> **Aim**
Leave out the pictures and repeat exactly the lines between the one containing "What seaborn and" and the one containing "from matplotlib.patches import FancyBboxPatch", inclusive.

## BEGIN Input material

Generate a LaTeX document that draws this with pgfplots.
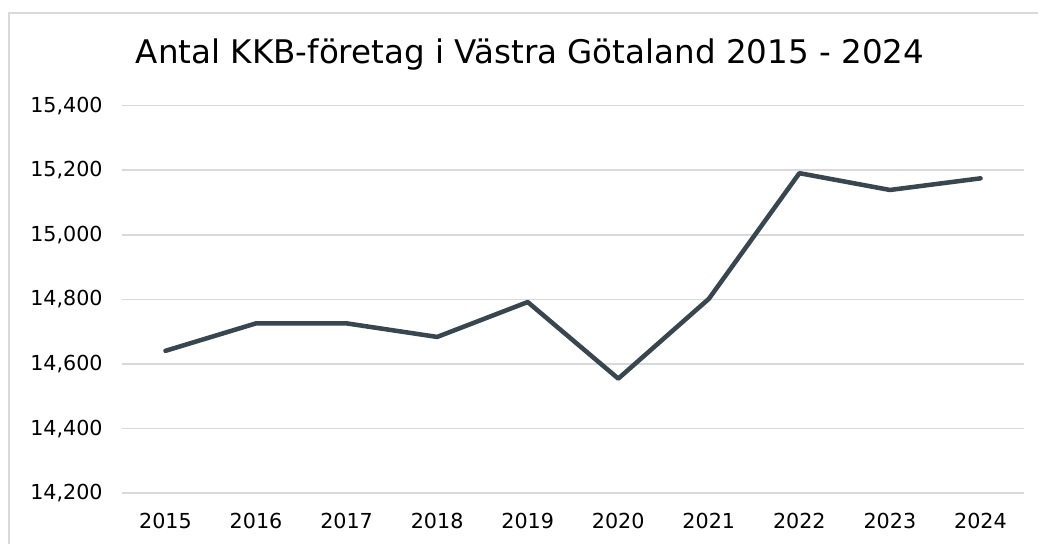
\documentclass[border=0pt]{standalone}
\usepackage{pgfplots}
\pgfplotsset{compat=1.18}
\usepackage{fontspec}
\setmainfont{DejaVu Sans}
\definecolor{gridc}{RGB}{217,217,217}
\definecolor{linec}{RGB}{55,70,79}
\definecolor{framec}{RGB}{217,217,217}
\begin{document}
\begin{tikzpicture}[x=1pt,y=1pt]
\useasboundingbox (0,0) rectangle (778.5,407.25);
\draw[framec, line width=1.2pt] (6.75,-2) -- (6.75,397.5) -- (780,397.5);
\node[font=\fontsize{24.4pt}{29pt}\selectfont, anchor=center] at (397.5,366) {Antal KKB-företag i Västra Götaland 2015 - 2024};
\begin{axis}[
  at={(91.5pt,37.3pt)}, anchor=south west,
  width=676.5pt, height=290.7pt, scale only axis,
  xmin=2014.52, xmax=2024.48,
  ymin=14200, ymax=15400,
  xtick={2015,...,2024},
  ytick={14200,14400,...,15400},
  scaled ticks=false,
  /pgf/number format/assume math mode=true,
  xticklabel style={font=\fontsize{15.5pt}{18pt}\selectfont, yshift=-11.5pt, /pgf/number format/1000 sep={}},
  yticklabel style={font=\fontsize{15.5pt}{18pt}\selectfont, xshift=-11pt, /pgf/number format/fixed, /pgf/number format/precision=0, /pgf/number format/1000 sep={,}},
  axis line style={draw=none},
  major tick length=0pt,
  ymajorgrids,
  grid style={gridc, line width=1.2pt},
  clip=false,
]
\addplot[linec, line width=3.4pt, line cap=round, line join=round] coordinates {
(2015,14641) (2016,14726) (2017,14726) (2018,14684) (2019,14792)
(2020,14555) (2021,14802) (2022,15191) (2023,15139) (2024,15175)
};
\end{axis}
\end{tikzpicture}
\end{document}
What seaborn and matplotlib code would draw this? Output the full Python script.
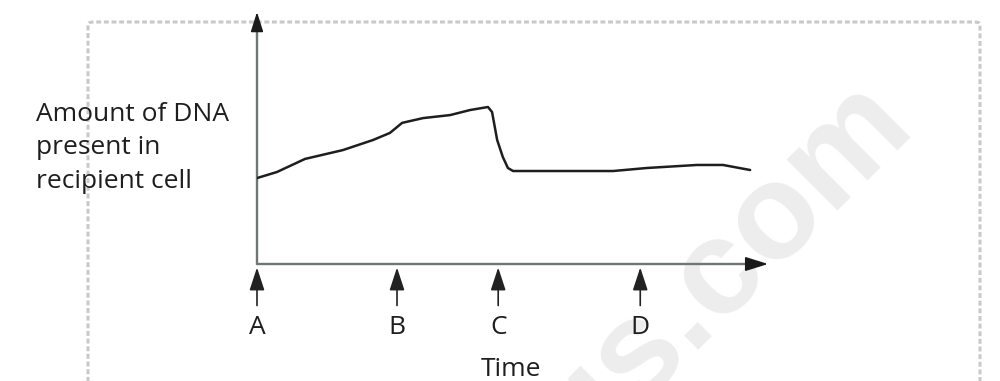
import matplotlib
matplotlib.use("Agg")
import matplotlib.pyplot as plt
import seaborn as sns
import pandas as pd
from matplotlib.patches import FancyBboxPatch

# ---- data ----
time_vals = [0, 3.9, 9.4, 16.8, 22.7, 26.0, 28.4, 32.5, 37.8, 41.7, 45.2, 46.0,
             47.0, 48.1, 49.1, 50.1, 69.7, 76.3, 86.1, 91.2, 96.5]
dna_vals = [34.1, 36.5, 41.7, 45.2, 49.2, 52.0, 56.0, 57.9, 59.1, 61.1, 62.3, 60.3,
            49.2, 42.5, 38.1, 36.9, 36.9, 38.1, 39.3, 39.3, 37.3]
tick_pos = [0, 27.4, 47.2, 75.0]
tick_labels = ["A", "B", "C", "D"]
y_label = "Amount of DNA\npresent in\nrecipient cell"
x_label = "Time"
watermark = "byjus.com"

df = pd.DataFrame({"Time": time_vals, "DNA": dna_vals})

sns.set_theme(style="white")
plt.rcParams["font.family"] = ["Open Sans", "DejaVu Sans"]

W, H = 1000, 381
fig = plt.figure(figsize=(W / 100, H / 100), dpi=100)
fig.patch.set_facecolor("white")

# watermark
fig.text(915 / W, 1 - 125 / H, watermark, rotation=45, rotation_mode="anchor",
         ha="right", va="baseline", fontsize=98, fontweight="bold",
         family="Liberation Sans", color="#ededed", zorder=-2)

# dashed rounded box
box = FancyBboxPatch((88 / W, -0.1), (980 - 88) / W, 1.1 - 22 / H,
                     boxstyle="round,pad=0,rounding_size=0.006",
                     transform=fig.transFigure, fill=False, edgecolor="#c9c9c9",
                     linewidth=2.2, linestyle=(0, (1.6, 0.9)), zorder=-1)
fig.patches.append(box)

left, right, top, bottom = 257, 768, 12, 264
ax = fig.add_axes([left / W, 1 - bottom / H, (right - left) / W, (bottom - top) / H])
ax.set_facecolor("none")
ax.set_zorder(1)
ax.set_xlim(0, 100)
ax.set_ylim(0, 100)
for s in ax.spines.values():
    s.set_visible(False)

sns.lineplot(data=df, x="Time", y="DNA", ax=ax, color="#1e1e1e", linewidth=1.8,
             sort=False, zorder=5)

axis_col = "#6e7676"
# axis lines
ax.annotate("", xy=(0, 0.96), xytext=(0, 0), xycoords="axes fraction",
            arrowprops=dict(arrowstyle="-", color=axis_col, lw=1.7,
                            shrinkA=0, shrinkB=0), annotation_clip=False)
ax.annotate("", xy=(0.975, 0), xytext=(0, 0), xycoords="axes fraction",
            arrowprops=dict(arrowstyle="-", color=axis_col, lw=1.7,
                            shrinkA=0, shrinkB=0), annotation_clip=False)
# arrowheads
ax.annotate("", xy=(0, 1), xytext=(0, 0.93), xycoords="axes fraction",
            arrowprops=dict(arrowstyle="-|>,head_length=12,head_width=3.8",
                            mutation_scale=1, color="#1a1a1a", lw=1.2,
                            shrinkA=0, shrinkB=0), annotation_clip=False)
ax.annotate("", xy=(1, 0), xytext=(0.96, 0), xycoords="axes fraction",
            arrowprops=dict(arrowstyle="-|>,head_length=14,head_width=4.4",
                            mutation_scale=1, color="#1a1a1a", lw=1.2,
                            shrinkA=0, shrinkB=0), annotation_clip=False)

# tick arrows pointing up at the axis
for t in tick_pos:
    ax.annotate("", xy=(t, -3.5 / (bottom - top)), xycoords=("data", "axes fraction"),
                xytext=(0, -38), textcoords="offset pixels",
                arrowprops=dict(arrowstyle="-|>,head_length=14,head_width=4.6",
                                mutation_scale=1, color="#222222", lw=1.2,
                                shrinkA=0, shrinkB=0), annotation_clip=False)

ax.set_xticks(tick_pos, tick_labels)
ax.set_yticks([])
ax.tick_params(axis="x", length=0, pad=37, labelsize=19, labelcolor="#1e1e1e")

ax.set_xlabel(x_label, fontsize=19, color="#1e1e1e")
ax.xaxis.set_label_coords((511 - left) / (right - left), -(369 - bottom) / (bottom - top))
ax.xaxis.label.set_va("center")

ax.set_ylabel(y_label, fontsize=19, color="#1e1e1e", rotation=0, ha="left",
              va="center", linespacing=1.45)
ax.yaxis.set_label_coords(-(left - 36) / (right - left), (bottom - 148) / (bottom - top))

fig.savefig("out.png", dpi=100, facecolor="white")
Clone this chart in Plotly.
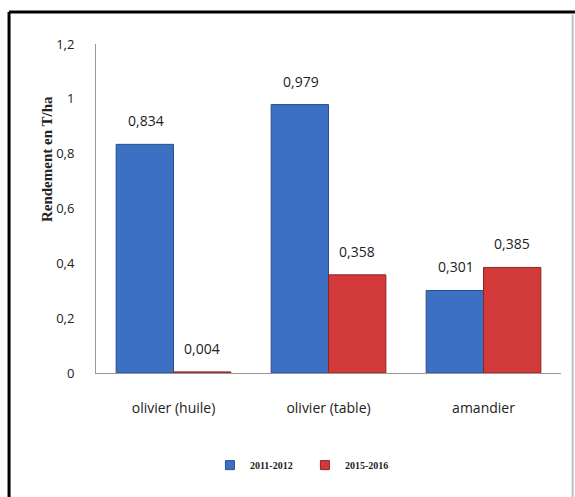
import plotly.graph_objects as go

categories = ["olivier (huile)", "olivier (table)", "amandier"]
series_names = ["2011-2012", "2015-2016"]
values_2011 = [0.834, 0.979, 0.301]
values_2015 = [0.004, 0.358, 0.385]
value_labels_2011 = ["0,834", "0,979", "0,301"]
value_labels_2015 = ["0,004", "0,358", "0,385"]
y_ticks = [0, 0.2, 0.4, 0.6, 0.8, 1, 1.2]
y_tick_labels = ["0", "0,2", "0,4", "0,6", "0,8", "1", "1,2"]

blue = "#3b70c2"
red = "#d23a3a"

fig = go.Figure()
fig.add_trace(go.Bar(name=series_names[0], x=categories, y=values_2011, showlegend=False,
                     marker=dict(color=blue, line=dict(color="#2a4f8c", width=1))))
fig.add_trace(go.Bar(name=series_names[1], x=categories, y=values_2015, showlegend=False,
                     marker=dict(color=red, line=dict(color="#8f2222", width=1))))
# legend entries with small square markers
fig.add_trace(go.Scatter(name=series_names[0], x=[None], y=[None], mode="markers",
                         marker=dict(symbol="square", size=9, color=blue,
                                     line=dict(color="#2a4f8c", width=1))))
fig.add_trace(go.Scatter(name=series_names[1], x=[None], y=[None], mode="markers",
                         marker=dict(symbol="square", size=9, color=red,
                                     line=dict(color="#8f2222", width=1))))

annotations = []
for vals, labs, shift in [(values_2011, value_labels_2011, -28), (values_2015, value_labels_2015, 28)]:
    for c, v, t in zip(categories, vals, labs):
        annotations.append(dict(x=c, y=v, text=t, showarrow=False, xshift=shift, yshift=12,
                                yanchor="bottom", font=dict(family="Open Sans", size=14, color="#222222")))

annotations.append(dict(x=-0.127, y=0.65, xref="paper", yref="paper", text="<b>Rendement en T/ha</b>",
                        textangle=-90, showarrow=False,
                        font=dict(family="Liberation Serif", size=15, color="#222222")))

fig.update_layout(
    width=575, height=497,
    margin=dict(l=96, r=14, t=44, b=124),
    paper_bgcolor="white", plot_bgcolor="white",
    barmode="group", bargap=0.26, bargroupgap=0.0,
    showlegend=True,
    legend=dict(orientation="h", x=0.245, xanchor="left", y=-0.28, yanchor="middle",
                font=dict(family="Liberation Serif", size=10, color="#222222", weight="bold"),
                itemwidth=30, entrywidth=50, tracegroupgap=0),
    annotations=annotations,
    shapes=[
        dict(type="line", xref="paper", yref="paper", x0=-0.187, x1=1.03, y0=1.097, y1=1.097,
             line=dict(color="black", width=3)),
        dict(type="line", xref="paper", yref="paper", x0=-0.187, x1=-0.187, y0=1.097, y1=-0.38,
             line=dict(color="black", width=3)),
        dict(type="line", xref="paper", yref="paper", x0=1.025, x1=1.025, y0=1.09, y1=-0.38,
             line=dict(color="#b8c4c4", width=2)),
    ],
)
fig.update_xaxes(showline=True, linecolor="#9a9a9a", linewidth=1, ticks="",
                 tickfont=dict(family="Open Sans", size=14, color="#222222"),
                 ticklabelstandoff=22)
fig.update_yaxes(range=[0, 1.2], tickvals=y_ticks, ticktext=y_tick_labels,
                 showgrid=False, zeroline=False, showline=True, linecolor="#9a9a9a", linewidth=1,
                 ticks="", tickfont=dict(family="Open Sans", size=13, color="#222222"),
                 ticklabelstandoff=18)

fig.write_html("out.html")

## END Input material

> **Completed exercise**
What seaborn and matplotlib code would draw this? Output the full Python script.
import matplotlib
matplotlib.use("Agg")
import matplotlib.pyplot as plt
import seaborn as sns
import pandas as pd
from matplotlib.patches import FancyBboxPatch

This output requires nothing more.